DATA SUPPLIED start

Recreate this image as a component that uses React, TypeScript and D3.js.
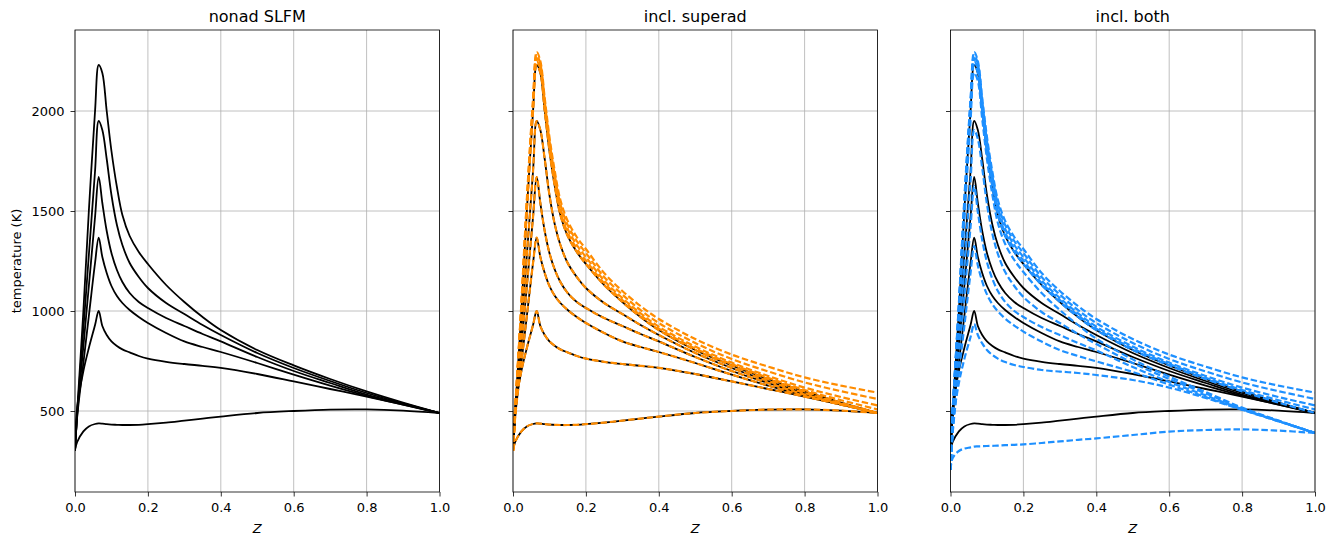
import React, { useEffect, useRef } from 'react';
import * as d3 from 'd3';

// mixture fraction grid shared by all flamelets
const zGrid = [0, 0.006, 0.023, 0.038, 0.055, 0.065, 0.075, 0.087, 0.1, 0.115, 0.13, 0.15, 0.175, 0.2, 0.25, 0.3, 0.35, 0.4, 0.5, 0.6, 0.7, 0.8, 0.9, 1];

// nonadiabatic SLFM temperatures (K), one per strain rate
const tA = [300, 500, 1000, 1500, 2000, 2230, 2190, 2000, 1800, 1620, 1480, 1375, 1295, 1235, 1130, 1045, 970, 905, 805, 728, 660, 598, 542, 490];
const tB = [300, 490, 910, 1280, 1700, 1950, 1905, 1760, 1580, 1430, 1330, 1240, 1170, 1115, 1040, 985, 930, 880, 790, 715, 650, 590, 538, 490];
const tC = [300, 480, 823, 1125, 1470, 1670, 1540, 1400, 1290, 1205, 1145, 1090, 1045, 1015, 965, 925, 885, 848, 770, 700, 640, 582, 535, 490];
const tD = [300, 470, 740, 975, 1240, 1367, 1270, 1190, 1125, 1075, 1040, 1005, 970, 940, 890, 848, 820, 795, 740, 682, 627, 576, 532, 490];
const tE = [300, 520, 700, 815, 930, 1000, 925, 880, 848, 825, 808, 793, 775, 762, 746, 735, 726, 716, 685, 648, 610, 572, 532, 490];
const tF = [305, 345, 398, 423, 435, 438, 437, 434, 432, 431, 430, 430, 431, 434, 442, 452, 462, 472, 490, 500, 507, 508, 502, 490];

// superadiabatic flamelets (heat gain)
const tO1 = [300, 510, 1040, 1560, 2060, 2295, 2250, 2065, 1870, 1695, 1555, 1450, 1370, 1310, 1190, 1100, 1025, 960, 860, 782, 722, 668, 627, 592];
const tO2 = [300, 505, 1030, 1545, 2045, 2280, 2235, 2050, 1850, 1675, 1535, 1430, 1350, 1290, 1170, 1082, 1005, 940, 840, 760, 698, 643, 599, 560];
const tO3 = [300, 505, 1020, 1530, 2030, 2265, 2220, 2035, 1835, 1655, 1515, 1410, 1330, 1270, 1152, 1065, 988, 922, 822, 742, 675, 617, 570, 528];
const tO4 = [300, 500, 1010, 1515, 2015, 2250, 2205, 2018, 1818, 1638, 1498, 1392, 1312, 1252, 1140, 1055, 978, 912, 812, 735, 666, 605, 554, 508];

// heat loss flamelets
const tHA = [205, 420, 950, 1450, 1950, 2190, 2150, 1960, 1760, 1580, 1440, 1335, 1255, 1195, 1090, 1005, 930, 862, 758, 672, 595, 517, 452, 390];
const tHB = [205, 410, 860, 1230, 1650, 1905, 1860, 1715, 1535, 1385, 1285, 1195, 1125, 1070, 995, 940, 885, 835, 740, 660, 588, 512, 451, 390];
const tHC = [205, 400, 775, 1075, 1420, 1625, 1495, 1355, 1245, 1160, 1100, 1045, 1000, 970, 920, 880, 840, 803, 720, 645, 578, 510, 450, 390];
const tHD = [205, 390, 690, 925, 1190, 1325, 1228, 1148, 1083, 1033, 998, 962, 927, 897, 847, 805, 775, 748, 695, 632, 570, 507, 449, 390];
const tHE = [205, 430, 640, 760, 870, 935, 880, 838, 805, 780, 762, 745, 730, 720, 705, 697, 690, 680, 655, 617, 565, 506, 448, 390];
const tHF = [205, 265, 300, 312, 318, 322, 323, 324, 325, 326, 327, 329, 331, 333, 340, 348, 356, 363, 380, 397, 405, 408, 402, 390];

const panelTitles = ['nonad SLFM', 'incl. superad', 'incl. both'];
const xTicks = [0, 0.2, 0.4, 0.6, 0.8, 1.0];
const yTicks = [500, 1000, 1500, 2000];

const blackSet = [tA, tB, tC, tD, tE, tF];
const superSet = [tO1, tO2, tO3, tO4, tA, tB, tC, tD, tE, tF];
const bothSet = [tO1, tO2, tO3, tO4, tA, tHA, tHB, tHC, tHD, tHE, tHF];

const App: React.FC = () => {
  const svgRef = useRef<SVGSVGElement>(null);

  useEffect(() => {
    if (!svgRef.current) return;
    const root = d3.select(svgRef.current);
    root.selectAll('*').remove();

    const font = 'DejaVu Sans, sans-serif';
    const lefts = [75, 513, 950.5];
    const top = 30;
    const width = 364.5;
    const height = 462;

    const x = d3.scaleLinear().domain([0, 1]).range([0, width]);
    const y = d3.scaleLinear().domain([95, 2405]).range([height, 0]);

    const line = d3.line<number>()
      .x((_, i) => x(zGrid[i]))
      .y(d => y(d))
      .curve(d3.curveCatmullRom.alpha(0.5));

    const panels = [
      { black: blackSet, dashed: [] as number[][], color: '' },
      { black: blackSet, dashed: superSet, color: '#ff8c00' },
      { black: blackSet, dashed: bothSet, color: '#1e90ff' },
    ];

    root.append('defs').append('clipPath').attr('id', 'plotClip')
      .append('rect').attr('width', width).attr('height', height);

    panels.forEach((p, k) => {
      const g = root.append('g').attr('transform', `translate(${lefts[k]},${top})`);

      // grid
      g.selectAll('.vgrid').data(xTicks).enter().append('line')
        .attr('x1', d => x(d)).attr('x2', d => x(d))
        .attr('y1', 0).attr('y2', height)
        .attr('stroke', '#b0b0b0').attr('stroke-width', 0.8);
      g.selectAll('.hgrid').data(yTicks).enter().append('line')
        .attr('y1', d => y(d)).attr('y2', d => y(d))
        .attr('x1', 0).attr('x2', width)
        .attr('stroke', '#b0b0b0').attr('stroke-width', 0.8);

      const plot = g.append('g').attr('clip-path', 'url(#plotClip)');
      plot.selectAll('.black').data(p.black).enter().append('path')
        .attr('d', d => line(d))
        .attr('fill', 'none')
        .attr('stroke', '#000')
        .attr('stroke-width', 1.8);
      plot.selectAll('.dash').data(p.dashed).enter().append('path')
        .attr('d', d => line(d))
        .attr('fill', 'none')
        .attr('stroke', p.color)
        .attr('stroke-width', 2.2)
        .attr('stroke-dasharray', '6.5,2.8');

      // axes
      const xAxis = g.append('g')
        .attr('transform', `translate(0,${height})`)
        .call(d3.axisBottom(x).tickValues(xTicks).tickFormat(d3.format('.1f')).tickSize(4.5).tickPadding(6.5));
      const yAxis = g.append('g')
        .call(d3.axisLeft(y).tickValues(yTicks).tickSize(4.5).tickPadding(6)
          .tickFormat(k === 0 ? d3.format('d') : () => ''));
      [xAxis, yAxis].forEach(a => {
        a.select('.domain').remove();
        a.selectAll('line').attr('stroke', '#000').attr('stroke-width', 0.8);
        a.selectAll('text').attr('fill', '#000').style('font-size', '13px').style('font-family', font);
      });

      g.append('rect')
        .attr('width', width).attr('height', height)
        .attr('fill', 'none').attr('stroke', '#000').attr('stroke-width', 0.8);

      g.append('text')
        .attr('x', width / 2).attr('y', -8)
        .attr('text-anchor', 'middle')
        .style('font-size', '16px').style('font-family', font)
        .text(panelTitles[k]);

      g.append('text')
        .attr('x', width / 2).attr('y', height + 41)
        .attr('text-anchor', 'middle')
        .style('font-size', '13px').style('font-family', font).style('font-style', 'italic')
        .text('Z');
    });

    root.append('text')
      .attr('transform', `translate(21,${top + height / 2}) rotate(-90)`)
      .attr('text-anchor', 'middle')
      .style('font-size', '13px').style('font-family', font)
      .text('temperature (K)');
  }, []);

  return (
    <svg ref={svgRef} width={1335} height={545}
      style={{ position: 'absolute', left: 0, top: 0, background: '#fff' }} />
  );
};

export default App;
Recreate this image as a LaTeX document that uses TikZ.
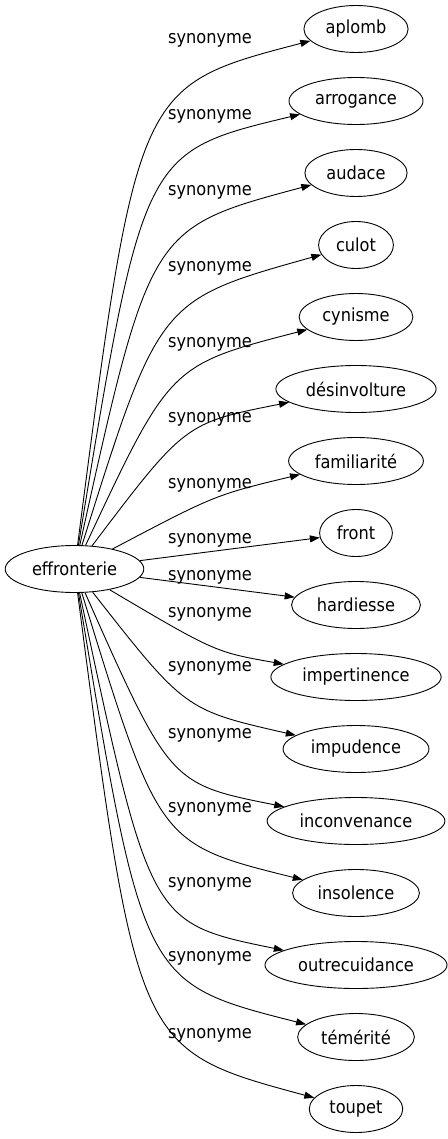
\documentclass[tikz,border=0pt]{standalone}
\usepackage{fontspec}
\setmainfont{DejaVu Sans Condensed}
\usetikzlibrary{arrows.meta,shapes.geometric}
\begin{document}
\begin{tikzpicture}[x=1pt,y=1pt,
    word/.style={draw,ellipse,line width=0.9pt,inner xsep=6.5pt,inner ysep=2pt,
      minimum height=47pt,font=\fontsize{18}{22}\selectfont},
    lab/.style={anchor=base,font=\fontsize{18}{22}\selectfont},
    syn/.style={-{Triangle[length=10pt,width=7pt]},line width=0.9pt}]
  \useasboundingbox (0,0) rectangle (447,-1139);
  % words
  \node[word] (effronterie) at (74.5,-569) {effronterie};
  \node[word] (aplomb) at (356,-29) {aplomb};
  \node[word] (arrogance) at (356,-101) {arrogance};
  \node[word] (audace) at (356,-173) {audace};
  \node[word] (culot) at (356,-245) {culot};
  \node[word] (cynisme) at (356,-317) {cynisme};
  \node[word] (desinvolture) at (356,-389) {désinvolture};
  \node[word] (familiarite) at (356,-461) {familiarité};
  \node[word] (front) at (356,-533) {front};
  \node[word] (hardiesse) at (356,-605) {hardiesse};
  \node[word] (impertinence) at (356,-677) {impertinence};
  \node[word] (impudence) at (356,-749) {impudence};
  \node[word] (inconvenance) at (356,-821) {inconvenance};
  \node[word] (insolence) at (356,-893) {insolence};
  \node[word] (outrecuidance) at (356,-965) {outrecuidance};
  \node[word] (temerite) at (356,-1037) {témérité};
  \node[word] (toupet) at (356,-1109) {toupet};
  % labels
  \node[lab] (l1) at (210,-44) {synonyme};
  \node[lab] (l2) at (210,-120) {synonyme};
  \node[lab] (l3) at (210,-195.5) {synonyme};
  \node[lab] (l4) at (210,-271.5) {synonyme};
  \node[lab] (l5) at (210,-347) {synonyme};
  \node[lab] (l6) at (210,-422) {synonyme};
  \node[lab] (l7) at (210,-488) {synonyme};
  \node[lab] (l8) at (210,-543) {synonyme};
  \node[lab] (l9) at (210,-580) {synonyme};
  \node[lab] (l10) at (210,-617) {synonyme};
  \node[lab] (l11) at (210,-671) {synonyme};
  \node[lab] (l12) at (210,-738) {synonyme};
  \node[lab] (l13) at (210,-812.5) {synonyme};
  \node[lab] (l14) at (210,-887) {synonyme};
  \node[lab] (l15) at (210,-961.5) {synonyme};
  \node[lab] (l16) at (210,-1038) {synonyme};
  % edges
  \begin{scope}[syn]
    \draw (effronterie) .. controls (137,-86) and (137,-86) .. (aplomb);
    \draw (effronterie) .. controls (143,-152) and (143,-152) .. (arrogance);
    \draw (effronterie) .. controls (150,-228) and (150,-228) .. (audace);
    \draw (effronterie) .. controls (159,-300) and (159,-300) .. (culot);
    \draw (effronterie) .. controls (170,-365) and (170,-365) .. (cynisme);
    \draw (effronterie) .. controls (185,-423) and (185,-423) .. (desinvolture);
    \draw (effronterie) .. controls (215,-495) and (215,-495) .. (familiarite);
    \draw (effronterie) -- (front);
    \draw (effronterie) -- (hardiesse);
    \draw (effronterie) .. controls (215,-652) and (215,-652) .. (impertinence);
    \draw (effronterie) .. controls (185,-710) and (185,-710) .. (impudence);
    \draw (effronterie) .. controls (170,-784) and (170,-784) .. (inconvenance);
    \draw (effronterie) .. controls (159,-844) and (159,-844) .. (insolence);
    \draw (effronterie) .. controls (150,-923) and (150,-923) .. (outrecuidance);
    \draw (effronterie) .. controls (143,-983) and (143,-983) .. (temerite);
    \draw (effronterie) .. controls (137,-1050) and (137,-1050) .. (toupet);
  \end{scope}
\end{tikzpicture}
\end{document}
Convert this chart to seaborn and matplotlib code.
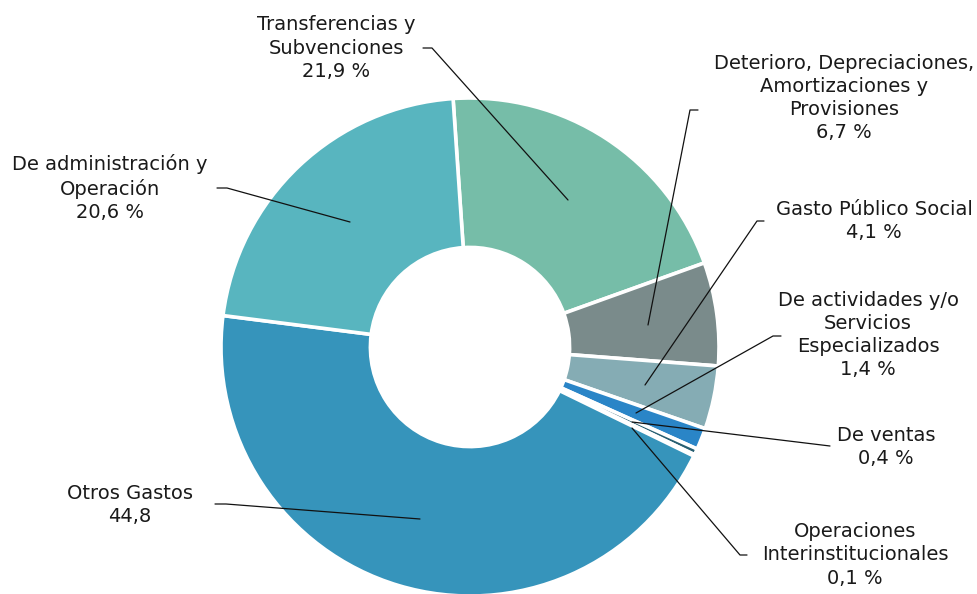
import matplotlib
matplotlib.use("Agg")
import matplotlib.pyplot as plt
import seaborn as sns

sns.set_theme(style="white")
plt.rcParams['font.family'] = ['DejaVu Sans']

# wedge order (clockwise from top)
categories = ["Transferencias y Subvenciones",
              "Deterioro, Depreciaciones, Amortizaciones y Provisiones",
              "Gasto Público Social",
              "De actividades y/o Servicios Especializados",
              "De ventas",
              "Operaciones Interinstitucionales",
              "Otros Gastos",
              "De administración y Operación"]
# slice sizes as drawn in the picture
values = [20.6, 6.7, 4.1, 1.4, 0.4, 0.1, 44.8, 21.9]
# label texts as printed
label_texts = ["Transferencias y\nSubvenciones\n21,9 %",
               "Deterioro, Depreciaciones,\nAmortizaciones y\nProvisiones\n6,7 %",
               "Gasto Público Social\n4,1 %",
               "De actividades y/o\nServicios\nEspecializados\n1,4 %",
               "De ventas\n0,4 %",
               "Operaciones\nInterinstitucionales\n0,1 %",
               "Otros Gastos\n44,8",
               "De administración y\nOperación\n20,6 %"]
colors = ["#76BDA8", "#7A8B8B", "#85ACB4", "#2A85C7",
          "#285F72", "#2E6F86", "#3694BB", "#58B5BF"]

W, H = 977, 594
fig = plt.figure(figsize=(W / 100, H / 100), dpi=100)
ax = fig.add_axes([0, 0, 1, 1])

cx, cy, R = 470, 347, 249
ax.pie(values, colors=colors, startangle=93.9, counterclock=False,
       center=(cx, H - cy), radius=R,
       wedgeprops=dict(width=R * 0.6, edgecolor="white", linewidth=2.6))
ax.set_xlim(0, W)
ax.set_ylim(0, H)
ax.set_aspect("equal")
ax.axis("off")

# label layout: (text center x, first line center y), leader polyline (pixel coords, y down)
layout = [
    ((336, 24), [(423, 48), (432, 48), (568, 200)]),
    ((844, 62), [(698, 110), (690, 110), (648, 325)]),
    ((874, 209), [(764, 221), (757, 221), (645, 385)]),
    ((868, 299), [(781, 336), (773, 336), (636, 413)]),
    ((886, 435), [(830, 446), (632, 422)]),
    ((855, 531), [(747, 555), (740, 555), (632, 428)]),
    ((130, 493), [(215, 504), (226, 504), (420, 519)]),
    ((110, 164), [(217, 188), (227, 188), (350, 222)]),
]
for txt, ((tx, ty), pts) in zip(label_texts, layout):
    nlines = txt.count("\n") + 1
    yc = ty + (nlines - 1) * 12
    ax.text(tx, H - yc, txt, ha="center", va="center", fontsize=14,
            color="#1a1a1a", linespacing=1.27)
    xs = [p[0] for p in pts]
    ys = [H - p[1] for p in pts]
    ax.plot(xs, ys, color="#111111", lw=0.9)

fig.savefig("out.png", dpi=100)
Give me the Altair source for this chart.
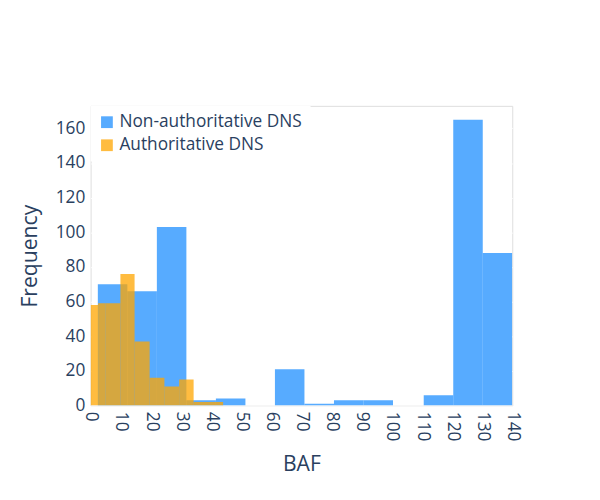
import altair as alt
import pandas as pd

blue_start = [2.4, 12.2, 22.0, 31.8, 41.6, 51.4, 61.2, 71.0, 80.8, 90.6, 100.4, 110.6, 120.4, 130.2]
blue_end   = [12.2, 22.0, 31.8, 41.6, 51.4, 61.2, 71.0, 80.8, 90.6, 100.4, 110.6, 120.4, 130.2, 140.0]
blue_cnt   = [70, 66, 103, 3, 4, 0, 21, 1, 3, 3, 0, 6, 165, 88]

or_start = [0, 2.5, 5.0, 9.9, 14.6, 19.6, 24.5, 29.4, 34.2, 39.0]
or_end   = [2.5, 5.0, 9.9, 14.6, 19.6, 24.5, 29.4, 34.2, 39.0, 44.0]
or_cnt   = [58, 59, 59, 76, 37, 16, 11, 15, 2, 2]

S1 = "Non-authoritative DNS"
S2 = "Authoritative DNS"
df = pd.concat([
    pd.DataFrame({"a": blue_start, "b": blue_end, "n": blue_cnt, "s": S1, "k": 1}),
    pd.DataFrame({"a": or_start, "b": or_end, "n": or_cnt, "s": S2, "k": 2}),
])

tc = "#2a3f5f"
chart = alt.Chart(df).mark_bar(opacity=0.75, clip=True).encode(
    x=alt.X("a:Q", title="BAF", scale=alt.Scale(domain=[0, 140], nice=False),
            axis=alt.Axis(values=list(range(0, 141, 10)), labelAngle=90, labelAlign="left",
                          labelBaseline="middle", grid=False, domain=False, ticks=False,
                          labelFontSize=18, titleFontSize=22, labelColor=tc, titleColor=tc,
                          titleFontWeight="normal", labelPadding=6, titlePadding=14)),
    x2="b:Q",
    y=alt.Y("n:Q", title="Frequency", stack=None, scale=alt.Scale(domain=[0, 173], nice=False),
            axis=alt.Axis(values=list(range(0, 161, 20)), gridColor="white", domain=False,
                          ticks=False, labelFontSize=18, titleFontSize=22, labelColor=tc,
                          titleColor=tc, titleFontWeight="normal", labelPadding=6, titlePadding=14)),
    y2=alt.datum(0),
    color=alt.Color("s:N", sort=[S1, S2],
                    scale=alt.Scale(domain=[S1, S2], range=["#1f8fff", "#ffa500"]),
                    legend=alt.Legend(title=None, orient="top-left", fillColor="white",
                                      labelFontSize=18, labelColor=tc, symbolType="square",
                                      symbolSize=150, symbolOpacity=0.75, padding=8,
                                      offset=0, labelLimit=300, rowPadding=6)),
    order=alt.Order("k:Q"),
).properties(width=439, height=312).configure_view(fill="#e5ecf6", strokeWidth=0).configure(
    font="Open Sans", padding={"left": 12, "top": 92, "right": 73, "bottom": 5})

chart.save("out.html", embed_options={"renderer": "svg", "actions": False})
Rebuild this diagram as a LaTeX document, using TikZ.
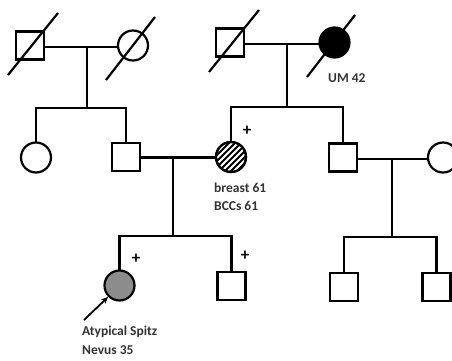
\documentclass[tikz,border=0pt]{standalone}
\usepackage{fontspec}
\setmainfont{Carlito}
\usetikzlibrary{arrows.meta,calc}
\begin{document}
\begin{tikzpicture}[x=1pt,y=-1pt,
  ln/.style={line width=2.2pt, line cap=rect},
  male/.style={draw, line width=2.2pt, minimum size=28pt, inner sep=0pt, rectangle},
  female/.style={draw, line width=2.2pt, minimum size=30pt, inner sep=0pt, circle},
  lbl/.style={font=\fontsize{13.5}{15}\selectfont\bfseries, anchor=west, inner sep=0pt, text=black!80},
  plus/.style={font=\fontsize{17}{17}\selectfont\bfseries, inner sep=0pt},
  dead/.style={line width=2.2pt}]
\useasboundingbox (0,0) rectangle (452,361);
% Generation I
\node[male] (g1a) at (30,45.5) {};
\node[female] (g1b) at (133,45.5) {};
\node[male] (g1c) at (230,42.5) {};
\node[female, fill=black] (g1d) at (334.5,42.5) {};
\draw[dead] (8,75) -- (58,13);
\draw[dead] (106,80) -- (155,17);
\draw[dead] (209,72) -- (259,10);
\draw[dead] (307,77) -- (355,15);
\node[lbl] (um) at (328,78) {UM 42};
\coordinate (m1) at (87,47);
\coordinate (m2) at (287,44);
\draw[ln] (g1a.east |- m1) -- (g1b.west |- m1);
\draw[ln] (g1c.east |- m2) -- (g1d.west |- m2);
\coordinate (s1) at (87,108);
\coordinate (s2) at (287,107);
\draw[ln] (m1) -- (s1);
\draw[ln] (m2) -- (s2);
% Generation II
\node[female] (g2a) at (36,157.5) {};
\node[male] (g2b) at (126,157) {};
\node[female] (g2c) at (231,157) {};
\node[male] (g2d) at (343,157.5) {};
\node[female] (g2e) at (443,157.5) {};
\begin{scope}
\clip (g2c.center) circle (15pt);
\foreach \i in {-40,-34,...,40} {
  \draw[line width=2pt] ($(g2c.center)+(\i-20,20)$) -- ($(g2c.center)+(\i+20,-20)$);
}
\end{scope}
\node[female] at (g2c) {};
\draw[ln] (g2a.north |- s1) -- (g2b.north |- s1);
\draw[ln] (g2a.north |- s1) -- (g2a.north);
\draw[ln] (g2b.north |- s1) -- (g2b.north);
\draw[ln] (g2c.north |- s2) -- (g2d.north |- s2);
\draw[ln] (g2c.north |- s2) -- (g2c.north);
\draw[ln] (g2d.north |- s2) -- (g2d.north);
\node[plus] (p1) at (247,131) {+};
\node[lbl] (br) at (214,188) {breast 61};
\node[lbl] (bc) at (214,206) {BCCs 61};
\coordinate (m3) at (173,157.5);
\coordinate (m4) at (392,159);
\draw[ln] (g2b.east |- m3) -- (g2c.west |- m3);
\draw[ln] (g2d.east |- m4) -- (g2e.west |- m4);
\coordinate (s3) at (173,236);
\coordinate (s4) at (392,237);
\draw[ln] (m3) -- (s3);
\draw[ln] (m4) -- (s4);
% Generation III
\node[female, fill=black!45] (g3a) at (119.5,285.5) {};
\node[male] (g3b) at (231.5,286) {};
\node[male] (g3c) at (344,287) {};
\node[male] (g3d) at (436.5,287) {};
\draw[ln] (g3a.north |- s3) -- (g3b.north |- s3);
\draw[ln] (g3a.north |- s3) -- (g3a.north);
\draw[ln] (g3b.north |- s3) -- (g3b.north);
\draw[ln] (g3c.north |- s4) -- (g3d.north |- s4);
\draw[ln] (g3c.north |- s4) -- (g3c.north);
\draw[ln] (g3d.north |- s4) -- (g3d.north);
\node[plus] (p2) at (136,259) {+};
\node[plus] (p3) at (245,256) {+};
\coordinate (a0) at (84,320);
\draw[line width=1.8pt, -{Stealth[length=7pt,width=6pt]}] (a0) -- (g3a.south west);
\node[lbl] (as) at (82,332) {Atypical Spitz};
\node[lbl] (nv) at (82,350) {Nevus 35};
\end{tikzpicture}
\end{document}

DATA SUPPLIED end

> _AIM_: In the listing above, find the line containing "Give me the Altair source for this chart." and the line containing "6, 165, 88]", then return both of them and every line between, exactly, without pictures.

> _EXERCISE RESULT_:
Give me the Altair source for this chart.
import altair as alt
import pandas as pd

blue_start = [2.4, 12.2, 22.0, 31.8, 41.6, 51.4, 61.2, 71.0, 80.8, 90.6, 100.4, 110.6, 120.4, 130.2]
blue_end   = [12.2, 22.0, 31.8, 41.6, 51.4, 61.2, 71.0, 80.8, 90.6, 100.4, 110.6, 120.4, 130.2, 140.0]
blue_cnt   = [70, 66, 103, 3, 4, 0, 21, 1, 3, 3, 0, 6, 165, 88]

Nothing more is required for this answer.